New Play Gives Mother's Perspective on Birth
Chicago Public Radio's Kristina Stevens reports on how the play is giving mothers a voice during labor.
After the birth of her son, writer Karen Brody became interested in childbirth issues. She was disturbed that so many low-risk, educated women were routinely having what they called bad deliveries. An activist by nature, Brody channeled her outrage by starting research on a book. She interviewed more than one-hundred women. Along the way, she opted for a more dramatic approach.
BRODY: I started hearing the voices of these women so distinctly, I felt I needed to write it as a play.
The result is Birth.
BRODY: The play is unfortunately not filled with beautiful, empowering, my body rock's birth stories. That's because there aren't that many.
One story, however, portrays the ideal.
BRODY: Amanda has a clear connection to herself. And she grabs on to a mantra, ‘my body rocks' which is how she really pushes her baby out in a hospital with out any intervention.
'AMANDA': Here's another one. OOOOOOOWWWWWW MY BODY ROCKS. My body rocks.
But Brody says this birth is sadly atypical. And she places part of the blame on the media.
BRODY: We're bombarded with this ‘birth as entertainment image. Birth is hysterical, out of control and that is unfortunate because many women, particularly one character in the play, her first birth was like that, because that's all she saw.
The character Jillian recalls how a scene form a 1950s sitcom was all the birth education she ever had.
'JILLIAN': Have you ever seen that scene in ‘I love Lucy' where Lucy is pregnant and she decided she's in labor so she tells Desi “It's time” I love that scene. Desi starts running around shouting “It's time? You mean, it's time? And Lucy says, yes. It's time! Desi finally manages to get a taxi and then he rushes off to the hospital, forgetting Lucy. To me birth was all about the craziness.
Playwrite Brody says media and doctors' fear of malpractice have conspired to take away women's choice.
BRODY: There's layers and layers of the politics of childbirth that silence women's voices, because in the end, what they want doesn't matter.
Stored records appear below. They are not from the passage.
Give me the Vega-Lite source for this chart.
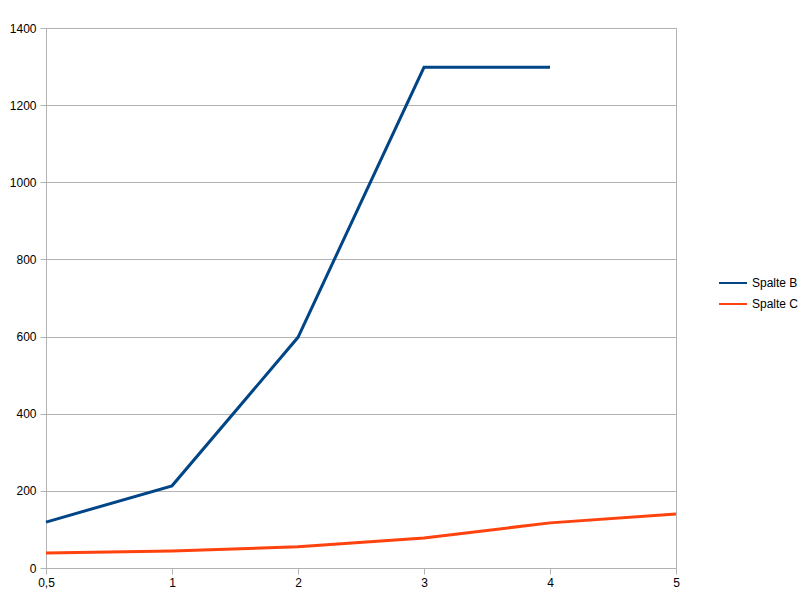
{
  "$schema": "https://vega.github.io/schema/vega-lite/v6.json",
  "autosize": "none",
  "width": 630,
  "height": 540,
  "padding": {"left": 46, "top": 28, "right": 129, "bottom": 35},
  "background": "white",
  "config": {
    "font": "Liberation Sans",
    "view": {"stroke": "#b3b3b3", "strokeWidth": 1}
  },
  "data": {
    "values": [
      {"x": "0,5", "series": "Spalte B", "value": 119},
      {"x": "1", "series": "Spalte B", "value": 213},
      {"x": "2", "series": "Spalte B", "value": 598},
      {"x": "3", "series": "Spalte B", "value": 1298},
      {"x": "4", "series": "Spalte B", "value": 1298},
      {"x": "0,5", "series": "Spalte C", "value": 39},
      {"x": "1", "series": "Spalte C", "value": 44},
      {"x": "2", "series": "Spalte C", "value": 55},
      {"x": "3", "series": "Spalte C", "value": 78},
      {"x": "4", "series": "Spalte C", "value": 117},
      {"x": "5", "series": "Spalte C", "value": 140}
    ]
  },
  "mark": {"type": "line", "strokeWidth": 3, "strokeJoin": "miter"},
  "encoding": {
    "x": {
      "field": "x",
      "type": "ordinal",
      "sort": ["0,5", "1", "2", "3", "4", "5"],
      "scale": {"type": "point", "padding": 0, "domain": ["0,5", "1", "2", "3", "4", "5"]},
      "axis": {
        "title": null,
        "labelAngle": 0,
        "labelFontSize": 12,
        "labelColor": "#000000",
        "domainColor": "#b3b3b3",
        "domainWidth": 1,
        "tickColor": "#b3b3b3",
        "tickSize": 6,
        "labelPadding": 3,
        "grid": false
      }
    },
    "y": {
      "field": "value",
      "type": "quantitative",
      "scale": {"domain": [0, 1400], "nice": false},
      "axis": {
        "title": null,
        "format": "d",
        "values": [0, 200, 400, 600, 800, 1000, 1200, 1400],
        "labelFontSize": 12,
        "labelColor": "#000000",
        "domainColor": "#b3b3b3",
        "tickColor": "#b3b3b3",
        "tickSize": 6,
        "labelPadding": 4,
        "gridColor": "#b3b3b3",
        "gridWidth": 1
      }
    },
    "color": {
      "field": "series",
      "type": "nominal",
      "scale": {"domain": ["Spalte B", "Spalte C"], "range": ["#004586", "#ff420e"]},
      "legend": {
        "title": null,
        "orient": "none",
        "legendX": 672,
        "legendY": 240,
        "labelFontSize": 12,
        "labelColor": "#000000",
        "symbolType": "stroke",
        "symbolSize": 784,
        "symbolStrokeWidth": 2,
        "labelOffset": 4,
        "rowPadding": -6
      }
    }
  }
}
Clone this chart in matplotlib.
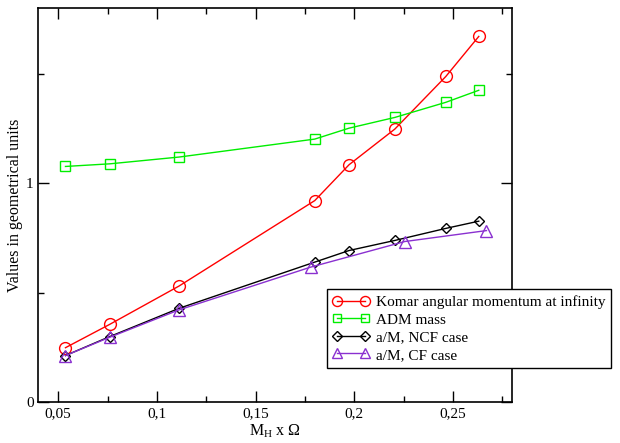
import matplotlib
matplotlib.use("Agg")
import matplotlib.pyplot as plt
from matplotlib.ticker import MultipleLocator, FuncFormatter

plt.rcParams['font.family'] = ['Liberation Serif', 'DejaVu Serif']
plt.rcParams['mathtext.default'] = 'regular'

# Komar angular momentum at infinity
x_komar = [0.0537, 0.0762, 0.1113, 0.1800, 0.1974, 0.2206, 0.2464, 0.2631]
y_komar = [0.248, 0.355, 0.530, 0.920, 1.084, 1.247, 1.487, 1.670]

# ADM mass
x_adm = [0.0537, 0.0762, 0.1113, 0.1800, 0.1974, 0.2206, 0.2464, 0.2631]
y_adm = [1.076, 1.088, 1.119, 1.201, 1.251, 1.300, 1.369, 1.424]

# a/M, NCF case
x_ncf = [0.0537, 0.0762, 0.1113, 0.1800, 0.1974, 0.2206, 0.2464, 0.2631]
y_ncf = [0.212, 0.299, 0.428, 0.639, 0.692, 0.738, 0.793, 0.826]

# a/M, CF case
x_cf = [0.0537, 0.0762, 0.1113, 0.1779, 0.2256, 0.2670]
y_cf = [0.212, 0.296, 0.421, 0.616, 0.733, 0.783]

fig = plt.figure(figsize=(6.2, 4.43), dpi=100)
ax = fig.add_axes([0.062, 0.0926, 0.764, 0.8894])

lw = 1.0
ax.plot(x_komar, y_komar, color='red', lw=lw, marker='o', ms=8.5, mfc='none',
        mec='red', mew=lw, label='Komar angular momentum at infinity')
ax.plot(x_adm, y_adm, color='#00ee00', lw=lw, marker='s', ms=6.5, mfc='none',
        mec='#00ee00', mew=lw, label='ADM mass')
ax.plot(x_ncf, y_ncf, color='black', lw=lw, marker='D', ms=5.5, mfc='none',
        mec='black', mew=lw, label='a/M, NCF case')
ax.plot(x_cf, y_cf, color='#8a30d0', lw=lw, marker='^', ms=8, mfc='none',
        mec='#8a30d0', mew=lw, label='a/M, CF case')

ax.set_xlim(0.04, 0.28)
ax.set_ylim(0, 1.8)
ax.xaxis.set_major_locator(MultipleLocator(0.05))
ax.xaxis.set_minor_locator(MultipleLocator(0.025))
ax.yaxis.set_major_locator(MultipleLocator(1))
ax.yaxis.set_minor_locator(MultipleLocator(0.5))
ax.xaxis.set_major_formatter(FuncFormatter(lambda v, p: ('%g' % round(v, 3)).replace('.', ',')))
ax.yaxis.set_major_formatter(FuncFormatter(lambda v, p: '%g' % v))
ax.tick_params(which='both', direction='in', top=True, right=True, labelsize=11, width=1)
ax.tick_params(which='major', length=8)
ax.tick_params(which='minor', length=4)
for s in ax.spines.values():
    s.set_linewidth(1.2)

ax.set_xlabel('M$_{H}$ x Ω', fontsize=11.5, labelpad=2)
ax.set_ylabel('Values in geometrical units', fontsize=11.5, labelpad=2)

leg = fig.legend(loc='upper left', bbox_to_anchor=(0.527, 0.347), borderaxespad=0,
                 numpoints=2, fontsize=11, fancybox=False, framealpha=1,
                 edgecolor='black', handlelength=2.4, handletextpad=0.4,
                 labelspacing=0.25, borderpad=0.4, markerscale=0.85)
leg.get_frame().set_linewidth(1.0)

fig.savefig('out.png', dpi=100)
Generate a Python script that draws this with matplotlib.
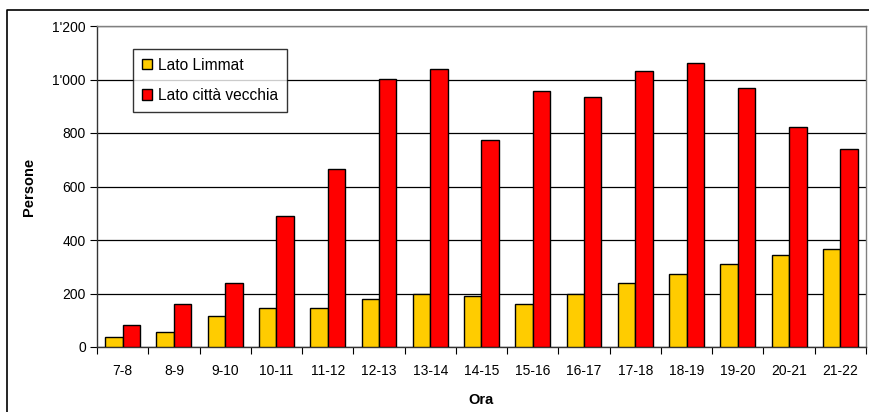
import numpy as np
import matplotlib
matplotlib.use("Agg")
import matplotlib.pyplot as plt
from matplotlib.ticker import FuncFormatter, FixedLocator
from matplotlib.lines import Line2D

plt.rcParams['font.family'] = ['Liberation Sans', 'DejaVu Sans']
NARROW = ['Liberation Sans Narrow', 'Liberation Sans', 'DejaVu Sans']

hours = ["7-8", "8-9", "9-10", "10-11", "11-12", "12-13", "13-14", "14-15",
         "15-16", "16-17", "17-18", "18-19", "19-20", "20-21", "21-22"]
lato_limmat = [37, 55, 117, 144, 144, 179, 199, 189, 160, 199, 238, 272, 312, 344, 365]
lato_citta = [83, 160, 238, 488, 667, 1002, 1040, 774, 957, 935, 1030, 1063, 969, 824, 740]

W, H = 870, 412
fig = plt.figure(figsize=(W / 100, H / 100), dpi=100)
ax = fig.add_axes([97 / W, 1 - 347 / H, (866 - 97) / W, (347 - 26) / H])

x = np.arange(len(hours))
w = 0.34
ax.bar(x - w / 2, lato_limmat, width=w, color="#FFCC00", edgecolor="black",
       linewidth=1, label="Lato Limmat", zorder=3)
ax.bar(x + w / 2, lato_citta, width=w, color="#FF0000", edgecolor="black",
       linewidth=1, label="Lato città vecchia", zorder=3)

ax.set_xlim(-0.5, len(hours) - 0.5)
ax.set_ylim(0, 1200)
ax.set_yticks(np.arange(0, 1201, 200))
ax.yaxis.set_major_formatter(FuncFormatter(lambda v, p: f"{int(v):,}".replace(",", "'")))
ax.yaxis.grid(True, color="black", linewidth=0.9, zorder=0)

# ticks at group boundaries, labels at group centres
ax.xaxis.set_major_locator(FixedLocator(np.arange(-0.5, len(hours), 1.0)))
ax.xaxis.set_major_formatter(FuncFormatter(lambda v, p: ""))
ax.xaxis.set_minor_locator(FixedLocator(x))
ax.set_xticklabels(hours, minor=True, family=NARROW, fontsize=10)
ax.tick_params(axis="x", which="major", length=5, direction="out", width=0.8)
ax.tick_params(axis="x", which="minor", length=0, pad=12)
ax.tick_params(axis="y", length=5, direction="out", width=0.8, labelsize=10, pad=3)

for s in ["left", "bottom"]:
    ax.spines[s].set_color("#333333")
    ax.spines[s].set_linewidth(1)
for s in ["top", "right"]:
    ax.spines[s].set_color("#808080")
    ax.spines[s].set_linewidth(1)

ax.set_xlabel("Ora", fontsize=10.5, fontweight="bold", family=NARROW, labelpad=11)
ax.set_ylabel("Persone", fontsize=10.5, fontweight="bold", family=NARROW, labelpad=12)

leg = ax.legend(loc="upper left", bbox_to_anchor=((133 - 97) / 769, (347 - 49) / 321),
                prop={"size": 11.2}, frameon=True, fancybox=False, shadow=False,
                borderpad=0.55, labelspacing=1.0, handlelength=0.65, handleheight=0.65,
                handletextpad=0.4, borderaxespad=0)
leg.get_frame().set_edgecolor("black")
leg.get_frame().set_linewidth(1)

# outer chart frame (top and left edges visible)
fig.add_artist(Line2D([7.5 / W, 7.5 / W, 1.0], [0.0, 1 - 10 / H, 1 - 10 / H],
                      transform=fig.transFigure, color="black", linewidth=1.2))

fig.savefig("out.png", dpi=100)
The character Natalie, whose doctor performs an episiotomy against her wishes is an example of a mothers' lack of choice.
'NATALIE': Just before I went to push the baby's head out I felt something cold on my vagina. “NOOOOO don't cut me” I screamed. I begged. I pleaded. Please don't cut me. Please don't cut me. She cut me. My vagina will never be the same.
Companies producing Birth don't pay royalties. Each organization staging the play donates proceeds to local nonprofit organizations working to improve maternity care. Brody says last year, many performances unexpectedly sold out.
BRODY: it felt like a movement. Every place the play went it felt like people wanted a revolution. Now we're taking the power back. The success of Birth inspired Brody to create a global organization she calls BOLD, which stands for Birth On Labor Day. In addition to staging the play Birth, the organization, also runs discussion groups, a college outreach campaign and an online book club – all working to raise awareness of maternity care issues. Performances of Birth 2007 cover the globe. Brody credits the widespread success to the hundreds of volunteers performing and producing Birth. And she believes people in the audience will ultimately carry the message forward and help the BOLD mission succeed in making maternity care mother-friendly, worldwide.
I'm Kristina Stevens, Chicago Public Radio.